Once again in Act I we see the word love amongst the conspirators. “That you do love me, I am nothing jealous; what you would work me to, I have some aim” (Brutus, Act I, Line 162, Scene II). What Brutus is pretty much saying here is that these people do love me and they want me to rule. Cassuis bring up the plot to kill Caesar and then mentions a famous ancestor of Brutus to win him over. Brutus sees that these people do not “love” him as well a lover. They love him as a would-be ruler. They want him to live up to his famous ancestry and once again defeat an “evil”

“By all your vows of love, and that great vow which did incorporate and make us one” (Portia, Act II, line 273, Scene III). Now here we are with real, true love. What Portia is saying to Brutus is, I love you and I want you to be able to trust me with whatever it is that is bugging you. This is when of course Brutus has made up his mind to betray his friend by killing him. He is going to kill Caesar and he’s not feeling to happy about this. Portia wants her husband to be able to trust her, because of the vows of forever that they took on their wedding day.

“Caesar beware of Brutus; take heed of Cassuis; come not near Casca; have an eye to Cinna; trust not Trebonius; mark well Metellus Cimber; Decius; Brutus love thee not…” (Artemidorus, Act II, Scene III, line 1-4). What “Art” is saying here is that Brutus is not a trustworthy friend. He is not someone that you want to be near and someone who is out to do harm to you. He is not the friend that you think him to be. Beware Caesar.

“Mark Antony shall not love Caesar dead so well a Brutus living” (the words of Mark Antony as told to the murders by a servant, Act III, Scene I, line 33). The big moment has come and gone. Caesar is now dead. What Mark is saying here is that, ‘hey Caesars dead. Yeah I looked up to this guy and he was great but he’s dead. I can’t look up to a dead person, then I’d be looking down. Now I have you, Brutus, to look up to. You are the new cool guy.’

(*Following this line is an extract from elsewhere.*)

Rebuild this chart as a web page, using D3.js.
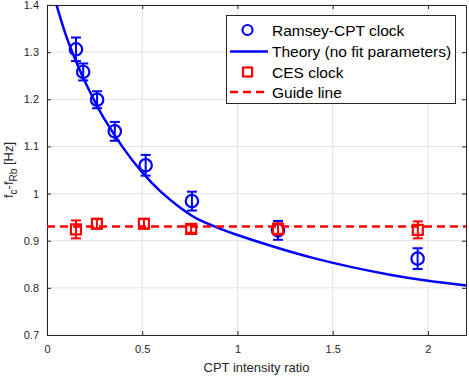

“With this I depart, that, as I slew my best lover for the good of Rome” (Brutus, Act III, Scene II, line 45). Brutus just got through telling all the peasants that the death of Caesar was for the good of all of Rome. Now when he says “my best lover” here he’s not saying that something was going on with him and Caesar. What he is saying is that Caesar was his best friend. Caesar was a great guy and a guy that Brutus look up to, but hey, he had to die!

With all that said you cannot help but have a new outlook on the word love. It just makes you really think. When someone is saying ‘I love you’. What do they mean? Just think of Julius Caesar when you hear those three words that could mean nothing, or everything.